I've been thinking about Osama Bin Laden's death for a few days, and the global response to it. As I posted a few days ago on an American blog, I'm rather uncomfortable with many aspects of it.
I won't pretend that the world's slightly better off without him: he was a mass murderer driven by a mix of religious and nationalist fundamentalism.
However: the test of a civilisation isn't how well it treats the masses: it's how well it treats the worst and most hated elements of society. A confident and proud America would have arrested bin Laden and put him on trial. Perhaps the circumstances required shooting him in self-defence - we'll never know. If not, then this evil man's death smacks more of mob justice.
I'm opposed to the death penalty and to lynch mobs. These are principles which shouldn't be suspended according to the heinous degree of the crime. Rowan Williams, Archbishop of Canterbury, expressed his reservations about the shooting of an unarmed man. I think he's got it right: whoever the individual is, the agents of a state have to adhere to a higher moral code than the person standing in front of them. Bin Laden killed thousands: shooting him dead on the spot is a surrender to his own philosophy, not a termination of it.
The operation to locate bin Laden should count as a masterpiece of planning and operation. However: I can't get rid of the uncomfortable suspicion that bin Laden's death was a pragmatic decision taken by a President who needs the 'tough guy' kudos in an election year. Putting the man on trial would have been the morally and legally right thing to do - but it would have been judicially difficult and politically impossible (especially given that bin Laden and his associates were the creation of the Pakistani, Saudi, American and even British intelligence services, trained and armed as part of the proxy war against the Soviet Union).

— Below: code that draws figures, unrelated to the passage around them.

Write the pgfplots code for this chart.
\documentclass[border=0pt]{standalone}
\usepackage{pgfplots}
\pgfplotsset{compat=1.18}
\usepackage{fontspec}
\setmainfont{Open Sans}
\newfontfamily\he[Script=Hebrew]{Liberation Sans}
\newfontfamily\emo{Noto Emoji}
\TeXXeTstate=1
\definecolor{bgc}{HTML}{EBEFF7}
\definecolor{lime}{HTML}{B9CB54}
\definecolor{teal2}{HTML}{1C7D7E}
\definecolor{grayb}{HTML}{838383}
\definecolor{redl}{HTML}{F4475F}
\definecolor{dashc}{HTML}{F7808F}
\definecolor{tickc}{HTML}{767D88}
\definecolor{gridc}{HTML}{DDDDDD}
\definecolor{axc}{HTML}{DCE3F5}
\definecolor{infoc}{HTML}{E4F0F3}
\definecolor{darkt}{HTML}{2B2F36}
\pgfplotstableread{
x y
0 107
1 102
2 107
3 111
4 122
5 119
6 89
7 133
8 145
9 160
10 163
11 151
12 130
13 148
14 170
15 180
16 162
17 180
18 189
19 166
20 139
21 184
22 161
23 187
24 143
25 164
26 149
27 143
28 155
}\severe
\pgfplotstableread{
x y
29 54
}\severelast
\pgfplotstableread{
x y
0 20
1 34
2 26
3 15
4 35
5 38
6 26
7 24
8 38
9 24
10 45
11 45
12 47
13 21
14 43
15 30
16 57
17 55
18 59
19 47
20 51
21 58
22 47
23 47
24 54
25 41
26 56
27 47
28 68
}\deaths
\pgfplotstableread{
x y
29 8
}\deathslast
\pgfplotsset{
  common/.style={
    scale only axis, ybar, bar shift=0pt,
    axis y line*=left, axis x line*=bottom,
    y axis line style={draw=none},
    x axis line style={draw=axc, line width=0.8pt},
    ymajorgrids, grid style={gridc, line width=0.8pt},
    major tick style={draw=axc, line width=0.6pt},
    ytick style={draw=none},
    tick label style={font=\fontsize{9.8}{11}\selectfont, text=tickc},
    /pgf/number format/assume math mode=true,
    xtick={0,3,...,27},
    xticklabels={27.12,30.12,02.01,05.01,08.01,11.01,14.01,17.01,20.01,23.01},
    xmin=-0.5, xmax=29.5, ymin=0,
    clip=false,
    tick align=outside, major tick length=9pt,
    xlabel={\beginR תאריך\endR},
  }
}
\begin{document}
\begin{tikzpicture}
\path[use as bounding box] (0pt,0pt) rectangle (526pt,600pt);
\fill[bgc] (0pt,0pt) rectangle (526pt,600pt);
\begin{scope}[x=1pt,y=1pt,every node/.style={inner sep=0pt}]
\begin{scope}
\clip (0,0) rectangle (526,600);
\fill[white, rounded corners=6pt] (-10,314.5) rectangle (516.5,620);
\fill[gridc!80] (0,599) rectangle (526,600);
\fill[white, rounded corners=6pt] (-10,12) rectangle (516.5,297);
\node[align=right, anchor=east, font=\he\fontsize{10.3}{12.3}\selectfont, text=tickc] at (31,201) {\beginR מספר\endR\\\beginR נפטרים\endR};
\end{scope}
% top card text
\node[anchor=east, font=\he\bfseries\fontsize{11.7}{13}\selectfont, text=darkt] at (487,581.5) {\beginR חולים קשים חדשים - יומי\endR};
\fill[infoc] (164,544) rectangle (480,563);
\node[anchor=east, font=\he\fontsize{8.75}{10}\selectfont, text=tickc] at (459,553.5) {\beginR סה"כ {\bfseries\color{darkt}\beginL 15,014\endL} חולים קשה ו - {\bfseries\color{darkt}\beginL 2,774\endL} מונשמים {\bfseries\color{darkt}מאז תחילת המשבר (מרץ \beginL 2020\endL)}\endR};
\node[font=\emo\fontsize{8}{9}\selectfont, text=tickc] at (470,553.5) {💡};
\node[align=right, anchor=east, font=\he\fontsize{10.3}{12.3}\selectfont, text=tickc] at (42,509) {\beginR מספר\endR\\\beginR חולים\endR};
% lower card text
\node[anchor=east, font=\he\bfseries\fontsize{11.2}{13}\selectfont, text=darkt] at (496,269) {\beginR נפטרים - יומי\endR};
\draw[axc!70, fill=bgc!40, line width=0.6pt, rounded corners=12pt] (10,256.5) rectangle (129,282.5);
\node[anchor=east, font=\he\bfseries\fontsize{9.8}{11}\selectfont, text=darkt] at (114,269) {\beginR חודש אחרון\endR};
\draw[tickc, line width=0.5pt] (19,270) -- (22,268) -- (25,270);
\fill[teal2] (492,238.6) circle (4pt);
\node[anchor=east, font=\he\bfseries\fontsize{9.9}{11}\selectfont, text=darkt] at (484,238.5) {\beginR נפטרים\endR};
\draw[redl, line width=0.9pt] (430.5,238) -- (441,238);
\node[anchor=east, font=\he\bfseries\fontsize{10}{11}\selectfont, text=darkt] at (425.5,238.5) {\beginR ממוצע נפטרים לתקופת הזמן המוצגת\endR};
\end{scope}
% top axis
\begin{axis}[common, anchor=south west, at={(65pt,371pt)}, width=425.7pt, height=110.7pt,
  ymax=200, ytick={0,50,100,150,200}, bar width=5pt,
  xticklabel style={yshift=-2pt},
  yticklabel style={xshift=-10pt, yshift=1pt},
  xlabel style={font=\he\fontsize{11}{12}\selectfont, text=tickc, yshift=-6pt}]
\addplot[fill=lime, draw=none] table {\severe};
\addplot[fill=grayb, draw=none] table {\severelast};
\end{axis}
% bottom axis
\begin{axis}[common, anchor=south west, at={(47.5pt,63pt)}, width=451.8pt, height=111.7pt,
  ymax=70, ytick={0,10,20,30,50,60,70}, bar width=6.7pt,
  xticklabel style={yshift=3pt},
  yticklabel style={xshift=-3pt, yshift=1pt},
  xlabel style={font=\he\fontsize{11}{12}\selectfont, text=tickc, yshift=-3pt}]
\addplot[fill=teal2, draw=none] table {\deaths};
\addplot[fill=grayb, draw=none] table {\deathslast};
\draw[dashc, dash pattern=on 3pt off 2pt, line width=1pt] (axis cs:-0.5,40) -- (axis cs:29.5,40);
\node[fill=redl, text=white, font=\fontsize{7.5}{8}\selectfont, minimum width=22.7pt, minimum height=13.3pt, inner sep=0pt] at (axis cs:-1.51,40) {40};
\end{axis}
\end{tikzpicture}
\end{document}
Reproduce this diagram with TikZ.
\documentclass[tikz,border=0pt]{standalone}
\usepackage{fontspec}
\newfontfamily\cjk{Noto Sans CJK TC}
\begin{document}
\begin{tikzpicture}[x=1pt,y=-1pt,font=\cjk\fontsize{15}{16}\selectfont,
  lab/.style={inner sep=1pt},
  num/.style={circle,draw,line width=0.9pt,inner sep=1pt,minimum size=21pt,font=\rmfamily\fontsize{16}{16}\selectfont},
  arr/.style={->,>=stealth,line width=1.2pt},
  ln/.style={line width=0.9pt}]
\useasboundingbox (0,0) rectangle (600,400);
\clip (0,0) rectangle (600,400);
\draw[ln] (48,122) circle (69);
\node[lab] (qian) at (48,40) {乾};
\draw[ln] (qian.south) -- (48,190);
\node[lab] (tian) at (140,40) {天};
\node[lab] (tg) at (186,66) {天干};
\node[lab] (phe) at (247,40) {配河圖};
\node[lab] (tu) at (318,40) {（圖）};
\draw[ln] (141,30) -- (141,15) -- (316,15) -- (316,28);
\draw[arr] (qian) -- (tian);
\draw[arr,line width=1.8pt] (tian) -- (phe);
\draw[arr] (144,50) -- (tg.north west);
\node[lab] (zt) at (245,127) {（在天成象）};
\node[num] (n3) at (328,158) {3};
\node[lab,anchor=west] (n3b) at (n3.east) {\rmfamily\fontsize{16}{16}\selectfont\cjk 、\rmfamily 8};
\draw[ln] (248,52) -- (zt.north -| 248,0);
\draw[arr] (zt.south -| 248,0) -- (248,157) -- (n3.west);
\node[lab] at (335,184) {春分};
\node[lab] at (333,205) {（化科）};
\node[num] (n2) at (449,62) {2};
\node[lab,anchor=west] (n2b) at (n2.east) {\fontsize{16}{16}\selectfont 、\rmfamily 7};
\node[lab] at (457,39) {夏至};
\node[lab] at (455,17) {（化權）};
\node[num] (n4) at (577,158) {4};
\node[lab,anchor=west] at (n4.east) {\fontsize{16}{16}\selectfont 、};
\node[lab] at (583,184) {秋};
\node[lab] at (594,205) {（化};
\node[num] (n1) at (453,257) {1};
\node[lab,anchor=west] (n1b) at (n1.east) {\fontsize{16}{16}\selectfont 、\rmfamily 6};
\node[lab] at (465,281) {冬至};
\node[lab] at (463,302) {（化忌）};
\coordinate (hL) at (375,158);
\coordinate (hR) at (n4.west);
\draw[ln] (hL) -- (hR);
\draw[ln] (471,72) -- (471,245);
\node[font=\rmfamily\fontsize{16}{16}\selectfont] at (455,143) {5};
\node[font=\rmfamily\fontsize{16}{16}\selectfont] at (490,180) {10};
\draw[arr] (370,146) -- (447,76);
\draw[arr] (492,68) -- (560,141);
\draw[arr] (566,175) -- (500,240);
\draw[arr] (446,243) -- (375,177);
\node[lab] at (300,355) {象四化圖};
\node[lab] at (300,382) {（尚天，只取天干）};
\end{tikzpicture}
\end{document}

Bin Laden's death will increase the likelihood of Obama's re-election. In utilitarian terms, this is probably a good thing. One man died that millions of Americans won't get a Republican president with all the awful consequences of that. In Kantian terms though, Osama's death is an absolute immoral act because consequences shouldn't be taken into consideration. Either bin Laden was a direct threat to the lives of the people in that room or he wasn't. If he was, his death was justified. If not, then shooting him was immoral.
In the real world, nobody is going to mourn bin Laden, least of all the hard-nosed political strategists surrounding Obama and his rivals. But there should be room still to consider the moral implications, and they leave me cold.